One story I like to tell is how I loved electronic music when I was a teenager. It started with the 90s euro dance on the radio when I was a kid (my favorites were Real McCoy, Ace of Base, and even Aqua), and I discovered more techno genres like happy hardcore, trance, drum & bass, jungle, and gabber when I was in high school. The only person I could reliably talk about this music with was my first boyfriend (who helped me get into those genres), and even once I got to college I met very few people who were even aware these types of music existed. Most people were very invested in converting me from a techno fan to liking indie rock, not in sharing music tastes equally. I used to wish that pop radio would have a new electronic music renaissance so I wouldn’t be alone in enjoying it.

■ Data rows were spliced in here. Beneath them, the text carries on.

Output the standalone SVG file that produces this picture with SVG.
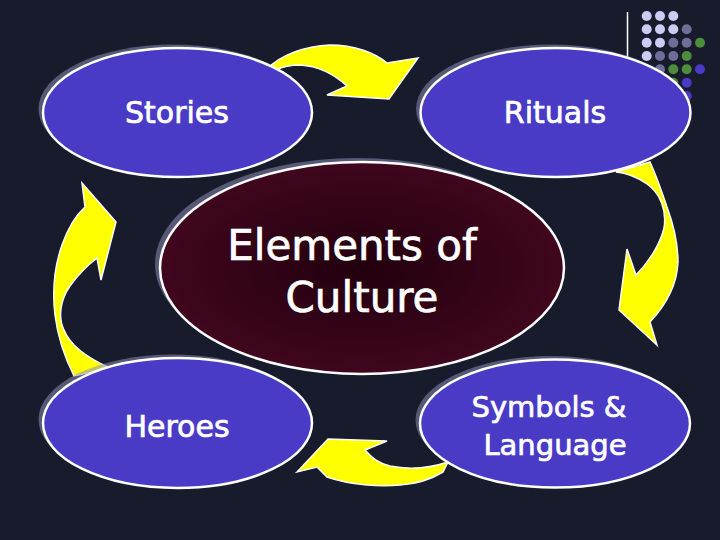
<svg xmlns="http://www.w3.org/2000/svg" width="720" height="540" viewBox="0 0 720 540">
<defs>
<radialGradient id="cg" cx="0.5" cy="0.5" r="0.5">
<stop offset="0" stop-color="#22000e"/>
<stop offset="1" stop-color="#40061e"/>
</radialGradient>
<style>
.node{fill:#4a3bc6;stroke:#ffffff;stroke-width:2.5}
.shadow{fill:#8a8ab4;opacity:0.55}
.arrow{fill:#ffff00;stroke:#ffffff;stroke-width:1.5;stroke-linejoin:miter}
.lbl{font-family:"DejaVu Sans",sans-serif;fill:#ffffff;stroke:#ffffff;stroke-width:0.7;text-anchor:middle}
.dL{fill:#ccccf2}.dG{fill:#6e6e98}.dN{fill:#4e8e3a}.dB{fill:#4a3bc6}
</style>
</defs>
<rect width="720" height="540" fill="#171b2b"/>
<g id="decor">
<line x1="627.5" y1="12" x2="627.5" y2="59" stroke="#ffffff" stroke-width="1.5"/>
<circle class="dL" cx="646.7" cy="16" r="5"/><circle class="dL" cx="660" cy="16" r="5"/><circle class="dL" cx="673.3" cy="16" r="5"/>
<circle class="dL" cx="646.7" cy="29.3" r="5"/><circle class="dL" cx="660" cy="29.3" r="5"/><circle class="dL" cx="673.3" cy="29.3" r="5"/><circle class="dG" cx="686.7" cy="29.3" r="5"/>
<circle class="dL" cx="646.7" cy="42.7" r="5"/><circle class="dL" cx="660" cy="42.7" r="5"/><circle class="dG" cx="673.3" cy="42.7" r="5"/><circle class="dG" cx="686.7" cy="42.7" r="5"/><circle class="dN" cx="700" cy="42.7" r="5"/>
<circle class="dL" cx="646.7" cy="56" r="5"/><circle class="dG" cx="660" cy="56" r="5"/><circle class="dG" cx="673.3" cy="56" r="5"/><circle class="dN" cx="686.7" cy="56" r="5"/>
<circle class="dG" cx="660" cy="69.3" r="5"/><circle class="dN" cx="673.3" cy="69.3" r="5"/><circle class="dN" cx="686.7" cy="69.3" r="5"/><circle class="dB" cx="700" cy="69.3" r="5"/>
<circle class="dN" cx="673.3" cy="82.7" r="5"/><circle class="dB" cx="686.7" cy="82.7" r="5"/>
<circle class="dB" cx="686.7" cy="96" r="5"/>
</g>
<g id="connectors">
<path class="arrow" d="M266,70 C280,55 305,46 330,45 C355,45 375,53 387,63 L418,58 L389,99 L327,95 L347,86 C335,75 318,66 300,65 C290,65 282,67 276,70 Z"/>
<path class="arrow" d="M650,162 C656,175 662,192 667,207 C674,226 678,245 678,262 C677,285 666,305 650,322 L657,345 L619,310 L627,249 L636,275 C648,263 660,245 664,228 C667,210 660,193 647,184 C637,177 627,173 616,172 Z"/>
<path class="arrow" d="M297,472 L328,439 L387,441 L365,450 C372,458 378,463 390,466 C410,470 430,468 448,462 L443,472 C430,480 415,484 400,485 C380,487 350,485 327,477 L317,467 Z"/>
<path class="arrow" d="M82,183 L116,222 L101,280 L97,258 C88,265 78,275 70,286 C60,300 58,318 64,330 C70,345 85,357 110,368 L74,376 C66,360 58,340 55,315 C52,290 55,265 62,245 C68,228 76,215 85,207 Z"/>
</g>
<g id="stories">
<ellipse class="shadow" cx="173" cy="109" rx="134.5" ry="64.5"/>
<ellipse class="node" cx="177.5" cy="112.5" rx="134.5" ry="64.5"/>
<text class="lbl" x="177" y="123" font-size="30">Stories</text>
</g>
<g id="rituals">
<ellipse class="shadow" cx="551" cy="109" rx="135" ry="64.5"/>
<ellipse class="node" cx="555.5" cy="112.5" rx="135" ry="64.5"/>
<text class="lbl" x="555" y="123" font-size="30">Rituals</text>
</g>
<g id="heroes">
<ellipse class="shadow" cx="173" cy="419.5" rx="134.5" ry="65"/>
<ellipse class="node" cx="177.5" cy="423" rx="134.5" ry="65"/>
<text class="lbl" x="177" y="437" font-size="30">Heroes</text>
</g>
<g id="symbols">
<ellipse class="shadow" cx="550.5" cy="420" rx="135" ry="64"/>
<ellipse class="node" cx="555" cy="423.5" rx="135" ry="64"/>
<text class="lbl" x="549" y="417" font-size="29">Symbols &amp;</text>
<text class="lbl" x="555" y="455" font-size="29">Language</text>
</g>
<g id="center">
<ellipse class="shadow" cx="357" cy="264" rx="202" ry="106"/>
<ellipse cx="362" cy="268" rx="202" ry="106" fill="url(#cg)" stroke="#ffffff" stroke-width="2.5"/>
<text class="lbl" x="352" y="260" font-size="42">Elements of</text>
<text class="lbl" x="362" y="312" font-size="42">Culture</text>
</g>
</svg>
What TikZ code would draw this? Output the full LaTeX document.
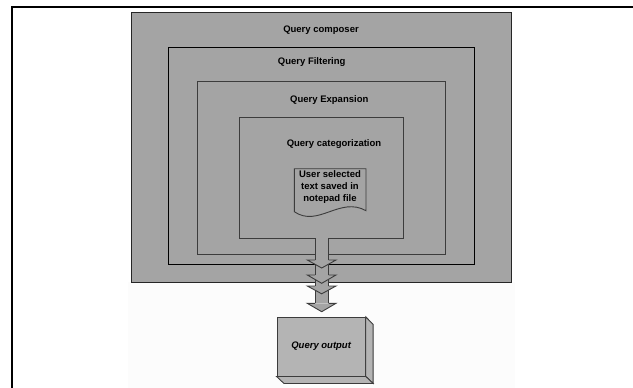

Then when dubstep took over pop radio in the 2010s, I realized I made a monkey paw wish.

Maybe if I regularly spent IRL time with the LGBTQ community I would find kindred spirits, especially lovers of euro dance. That music has been the soundtrack of drag culture since the 90s as far as I’m aware, and I do believe there is a special genre of people around my age who feel especially queer when Be My Lover by La Bouche is playing.

And yet! Because I spend a lot of time in straight white spaces, I have yet to meet anyone who is sincerely moved by Another Night by Real McCoy, or Force of Gravity by BT, or You’re Shining by Styles & Breeze, or Halcyon and On and On by Orbital (I was thisclose to walking down the aisle to this song). Sometimes it feels like I temporarily experienced a parallel universe where people has strong positive associations with these types of music, and now I’m back on the main timeline with memories that conflict with others’.

All that is to set the stage for who I am today, a 37-year-old professional sitting at her desk on a workday with Total XTC by Styles & Breeze playing in the background. It feels like I’m putting my flag on territory, staking out my space where I unapologetically listen to music I like and no one understands why. It’s easier because I’m working from home and I don’t have to explain myself to any coworkers, and it does feel nice to reconnect with music I enjoy and that energizes me to get stuff done.

This is just one example of something I’ve been ridiculed for genuinely liking. Add to that list boy bands, Rocket Dog shoes, Baz Luhrmann movies, pink or glittery things, musicals…so many things that inspired genuine joy, excitement and wonder in me but were not cool or mainstream. It could be cool to like things that weren’t mainstream sometimes, but that always seemed to apply to random things or people, never to me. My things were just cringeworthy.

The best thing about getting older is that I feel like I have less and less to prove to society. I started dressing how I wanted no matter what anyone said, going out alone to see movies or try restaurants, and advocating for myself at work and at home. I started insisting to my husband more and more that the things I like are cool even though he may not always agree.

Knowing that things go in and out of style makes some people scramble to always be on top of every trend cycle. For me, it gives me the freedom to be myself apart from what’s in fashion: if I align with current trends I will always have people I can talk about them with, and if I don’t I will always stand out as someone who genuinely likes what they like. And that’s the sort of person I’ve always wanted to be.